═══ Stored data ═══

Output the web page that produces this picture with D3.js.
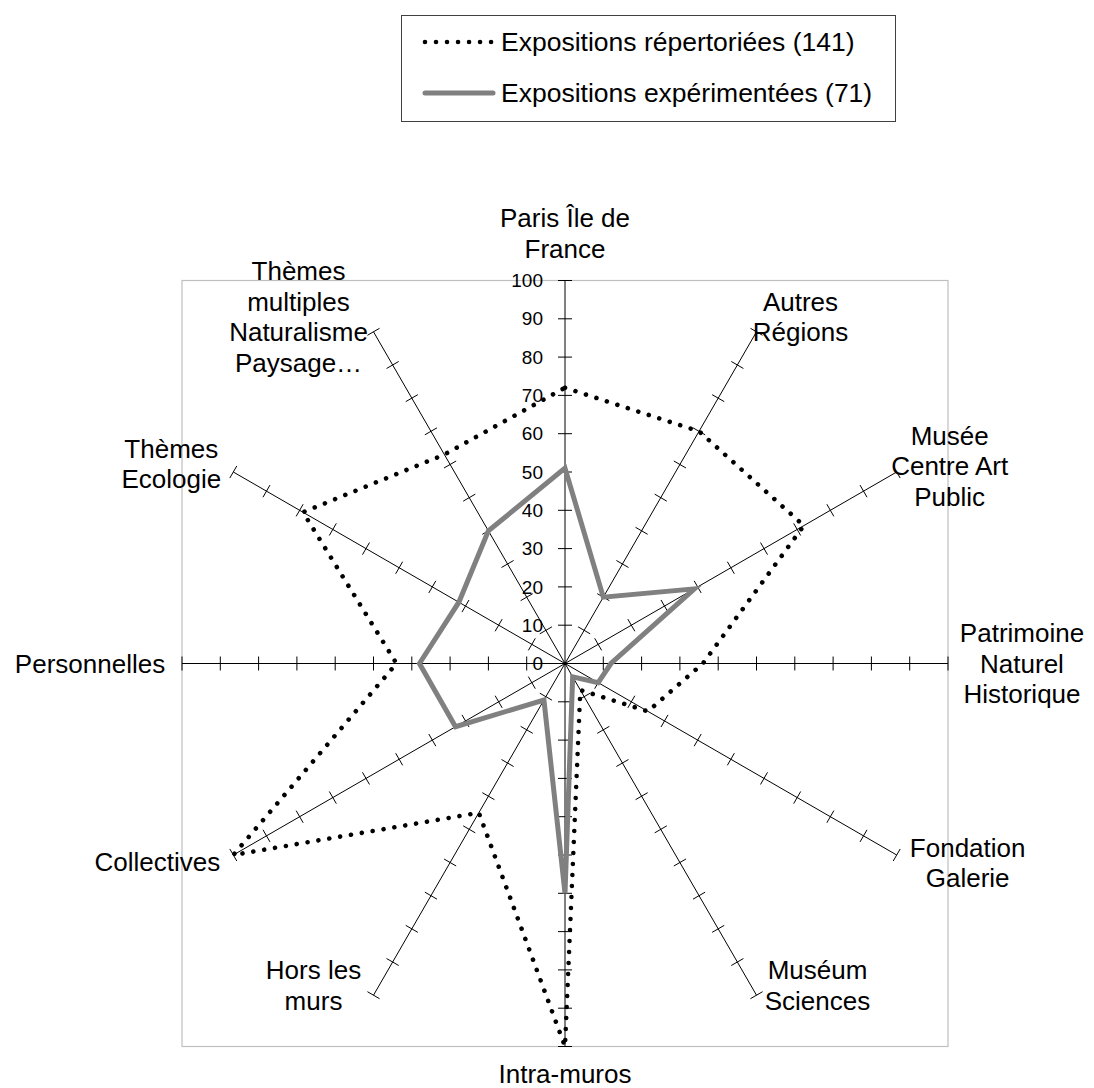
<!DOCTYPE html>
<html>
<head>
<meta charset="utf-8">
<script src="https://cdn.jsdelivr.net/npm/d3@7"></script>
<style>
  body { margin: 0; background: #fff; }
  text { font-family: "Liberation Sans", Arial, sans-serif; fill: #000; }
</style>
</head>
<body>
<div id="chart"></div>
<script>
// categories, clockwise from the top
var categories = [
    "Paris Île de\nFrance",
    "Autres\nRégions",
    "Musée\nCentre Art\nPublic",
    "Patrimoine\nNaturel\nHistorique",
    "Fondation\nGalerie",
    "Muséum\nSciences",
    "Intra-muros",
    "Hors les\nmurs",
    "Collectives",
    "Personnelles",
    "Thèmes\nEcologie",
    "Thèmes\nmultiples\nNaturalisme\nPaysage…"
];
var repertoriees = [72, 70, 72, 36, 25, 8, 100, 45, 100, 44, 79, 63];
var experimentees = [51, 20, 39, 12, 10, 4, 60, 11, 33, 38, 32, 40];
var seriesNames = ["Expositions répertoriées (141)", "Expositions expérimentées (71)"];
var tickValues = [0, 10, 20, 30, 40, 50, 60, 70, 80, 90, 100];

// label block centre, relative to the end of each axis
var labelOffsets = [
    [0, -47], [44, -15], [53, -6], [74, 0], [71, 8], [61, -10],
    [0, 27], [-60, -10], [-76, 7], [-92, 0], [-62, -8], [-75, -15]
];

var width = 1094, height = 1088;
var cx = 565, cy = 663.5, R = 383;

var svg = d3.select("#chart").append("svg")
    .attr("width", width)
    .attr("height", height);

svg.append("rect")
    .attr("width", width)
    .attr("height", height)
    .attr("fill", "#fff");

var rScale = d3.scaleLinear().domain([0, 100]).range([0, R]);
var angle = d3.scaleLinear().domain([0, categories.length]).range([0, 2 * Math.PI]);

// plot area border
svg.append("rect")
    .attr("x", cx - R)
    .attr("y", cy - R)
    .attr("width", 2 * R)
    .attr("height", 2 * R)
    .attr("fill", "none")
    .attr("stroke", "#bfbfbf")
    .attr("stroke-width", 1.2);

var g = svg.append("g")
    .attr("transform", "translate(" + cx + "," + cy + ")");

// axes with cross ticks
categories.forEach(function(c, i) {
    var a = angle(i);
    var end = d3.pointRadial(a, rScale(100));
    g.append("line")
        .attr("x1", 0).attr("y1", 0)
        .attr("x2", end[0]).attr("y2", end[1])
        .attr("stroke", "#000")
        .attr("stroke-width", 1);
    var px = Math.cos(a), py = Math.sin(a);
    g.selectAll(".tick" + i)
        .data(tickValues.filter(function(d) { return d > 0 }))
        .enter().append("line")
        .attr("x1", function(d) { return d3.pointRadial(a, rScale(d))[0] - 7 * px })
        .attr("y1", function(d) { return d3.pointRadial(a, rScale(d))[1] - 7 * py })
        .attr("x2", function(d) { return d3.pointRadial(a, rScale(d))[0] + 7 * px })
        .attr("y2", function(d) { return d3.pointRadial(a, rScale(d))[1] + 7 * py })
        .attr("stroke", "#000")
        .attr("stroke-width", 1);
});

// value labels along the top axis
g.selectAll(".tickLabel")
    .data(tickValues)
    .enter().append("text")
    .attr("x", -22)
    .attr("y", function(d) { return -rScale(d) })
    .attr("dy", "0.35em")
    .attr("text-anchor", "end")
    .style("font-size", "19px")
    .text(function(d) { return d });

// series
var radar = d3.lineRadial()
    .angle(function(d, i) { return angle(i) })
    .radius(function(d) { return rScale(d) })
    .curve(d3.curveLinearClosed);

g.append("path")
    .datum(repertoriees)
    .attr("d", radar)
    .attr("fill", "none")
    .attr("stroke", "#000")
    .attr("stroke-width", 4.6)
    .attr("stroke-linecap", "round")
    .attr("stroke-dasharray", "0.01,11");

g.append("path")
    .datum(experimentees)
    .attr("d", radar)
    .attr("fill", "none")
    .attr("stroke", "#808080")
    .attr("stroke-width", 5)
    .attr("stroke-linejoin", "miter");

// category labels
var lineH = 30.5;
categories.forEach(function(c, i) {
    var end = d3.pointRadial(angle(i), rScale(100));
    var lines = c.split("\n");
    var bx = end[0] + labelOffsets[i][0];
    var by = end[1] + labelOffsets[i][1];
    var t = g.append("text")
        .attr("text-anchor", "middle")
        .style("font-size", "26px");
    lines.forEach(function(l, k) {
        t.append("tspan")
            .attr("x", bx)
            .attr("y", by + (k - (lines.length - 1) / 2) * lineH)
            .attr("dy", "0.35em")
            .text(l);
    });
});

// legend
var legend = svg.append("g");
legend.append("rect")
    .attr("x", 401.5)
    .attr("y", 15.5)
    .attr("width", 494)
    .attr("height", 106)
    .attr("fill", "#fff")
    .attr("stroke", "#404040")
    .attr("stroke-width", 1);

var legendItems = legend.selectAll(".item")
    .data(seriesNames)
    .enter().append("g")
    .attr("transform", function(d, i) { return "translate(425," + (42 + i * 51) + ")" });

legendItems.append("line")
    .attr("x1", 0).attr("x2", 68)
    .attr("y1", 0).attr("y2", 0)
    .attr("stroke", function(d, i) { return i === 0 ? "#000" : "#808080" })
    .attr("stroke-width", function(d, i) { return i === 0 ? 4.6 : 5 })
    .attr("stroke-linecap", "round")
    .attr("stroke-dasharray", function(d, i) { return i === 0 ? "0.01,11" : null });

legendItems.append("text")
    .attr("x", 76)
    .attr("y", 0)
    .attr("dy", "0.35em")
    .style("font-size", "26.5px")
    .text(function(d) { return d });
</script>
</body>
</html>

═══

◆ **Exercise description**
Reproduce each line exactly as it appears, omitting the pictures.

◆ **Exercise answer**
Output the web page that produces this picture with D3.js.
<!DOCTYPE html>
<html>
<head>
<meta charset="utf-8">
<script src="https://cdn.jsdelivr.net/npm/d3@7"></script>
<style>
  body { margin: 0; background: #fff; }
  text { font-family: "Liberation Sans", Arial, sans-serif; fill: #000; }
</style>
</head>
<body>
<div id="chart"></div>
<script>
// categories, clockwise from the top
var categories = [
    "Paris Île de\nFrance",
    "Autres\nRégions",
    "Musée\nCentre Art\nPublic",
    "Patrimoine\nNaturel\nHistorique",
    "Fondation\nGalerie",
    "Muséum\nSciences",
    "Intra-muros",
    "Hors les\nmurs",
    "Collectives",
    "Personnelles",
    "Thèmes\nEcologie",
    "Thèmes\nmultiples\nNaturalisme\nPaysage…"
];
var repertoriees = [72, 70, 72, 36, 25, 8, 100, 45, 100, 44, 79, 63];
var experimentees = [51, 20, 39, 12, 10, 4, 60, 11, 33, 38, 32, 40];
var seriesNames = ["Expositions répertoriées (141)", "Expositions expérimentées (71)"];
var tickValues = [0, 10, 20, 30, 40, 50, 60, 70, 80, 90, 100];

// label block centre, relative to the end of each axis
var labelOffsets = [
    [0, -47], [44, -15], [53, -6], [74, 0], [71, 8], [61, -10],
    [0, 27], [-60, -10], [-76, 7], [-92, 0], [-62, -8], [-75, -15]
];

var width = 1094, height = 1088;
var cx = 565, cy = 663.5, R = 383;

var svg = d3.select("#chart").append("svg")
    .attr("width", width)
    .attr("height", height);

svg.append("rect")
    .attr("width", width)
    .attr("height", height)
    .attr("fill", "#fff");

var rScale = d3.scaleLinear().domain([0, 100]).range([0, R]);
var angle = d3.scaleLinear().domain([0, categories.length]).range([0, 2 * Math.PI]);

// plot area border
svg.append("rect")
    .attr("x", cx - R)
    .attr("y", cy - R)
    .attr("width", 2 * R)
    .attr("height", 2 * R)
    .attr("fill", "none")
    .attr("stroke", "#bfbfbf")
    .attr("stroke-width", 1.2);

var g = svg.append("g")
    .attr("transform", "translate(" + cx + "," + cy + ")");

// axes with cross ticks
categories.forEach(function(c, i) {
    var a = angle(i);
    var end = d3.pointRadial(a, rScale(100));
    g.append("line")
        .attr("x1", 0).attr("y1", 0)
        .attr("x2", end[0]).attr("y2", end[1])
        .attr("stroke", "#000")
        .attr("stroke-width", 1);
    var px = Math.cos(a), py = Math.sin(a);
    g.selectAll(".tick" + i)
        .data(tickValues.filter(function(d) { return d > 0 }))
        .enter().append("line")
        .attr("x1", function(d) { return d3.pointRadial(a, rScale(d))[0] - 7 * px })
        .attr("y1", function(d) { return d3.pointRadial(a, rScale(d))[1] - 7 * py })
        .attr("x2", function(d) { return d3.pointRadial(a, rScale(d))[0] + 7 * px })
        .attr("y2", function(d) { return d3.pointRadial(a, rScale(d))[1] + 7 * py })
        .attr("stroke", "#000")
        .attr("stroke-width", 1);
});

// value labels along the top axis
g.selectAll(".tickLabel")
    .data(tickValues)
    .enter().append("text")
    .attr("x", -22)
    .attr("y", function(d) { return -rScale(d) })
    .attr("dy", "0.35em")
    .attr("text-anchor", "end")
    .style("font-size", "19px")
    .text(function(d) { return d });

// series
var radar = d3.lineRadial()
    .angle(function(d, i) { return angle(i) })
    .radius(function(d) { return rScale(d) })
    .curve(d3.curveLinearClosed);

g.append("path")
    .datum(repertoriees)
    .attr("d", radar)
    .attr("fill", "none")
    .attr("stroke", "#000")
    .attr("stroke-width", 4.6)
    .attr("stroke-linecap", "round")
    .attr("stroke-dasharray", "0.01,11");

g.append("path")
    .datum(experimentees)
    .attr("d", radar)
    .attr("fill", "none")
    .attr("stroke", "#808080")
    .attr("stroke-width", 5)
    .attr("stroke-linejoin", "miter");

// category labels
var lineH = 30.5;
categories.forEach(function(c, i) {
    var end = d3.pointRadial(angle(i), rScale(100));
    var lines = c.split("\n");
    var bx = end[0] + labelOffsets[i][0];
    var by = end[1] + labelOffsets[i][1];
    var t = g.append("text")
        .attr("text-anchor", "middle")
        .style("font-size", "26px");
    lines.forEach(function(l, k) {
        t.append("tspan")
            .attr("x", bx)
            .attr("y", by + (k - (lines.length - 1) / 2) * lineH)
            .attr("dy", "0.35em")
            .text(l);
    });
});

// legend
var legend = svg.append("g");
legend.append("rect")
    .attr("x", 401.5)
    .attr("y", 15.5)
    .attr("width", 494)
    .attr("height", 106)
    .attr("fill", "#fff")
    .attr("stroke", "#404040")
    .attr("stroke-width", 1);

var legendItems = legend.selectAll(".item")
    .data(seriesNames)
    .enter().append("g")
    .attr("transform", function(d, i) { return "translate(425," + (42 + i * 51) + ")" });

legendItems.append("line")
    .attr("x1", 0).attr("x2", 68)
    .attr("y1", 0).attr("y2", 0)
    .attr("stroke", function(d, i) { return i === 0 ? "#000" : "#808080" })
    .attr("stroke-width", function(d, i) { return i === 0 ? 4.6 : 5 })
    .attr("stroke-linecap", "round")
    .attr("stroke-dasharray", function(d, i) { return i === 0 ? "0.01,11" : null });

legendItems.append("text")
    .attr("x", 76)
    .attr("y", 0)
    .attr("dy", "0.35em")
    .style("font-size", "26.5px")
    .text(function(d) { return d });
</script>
</body>
</html>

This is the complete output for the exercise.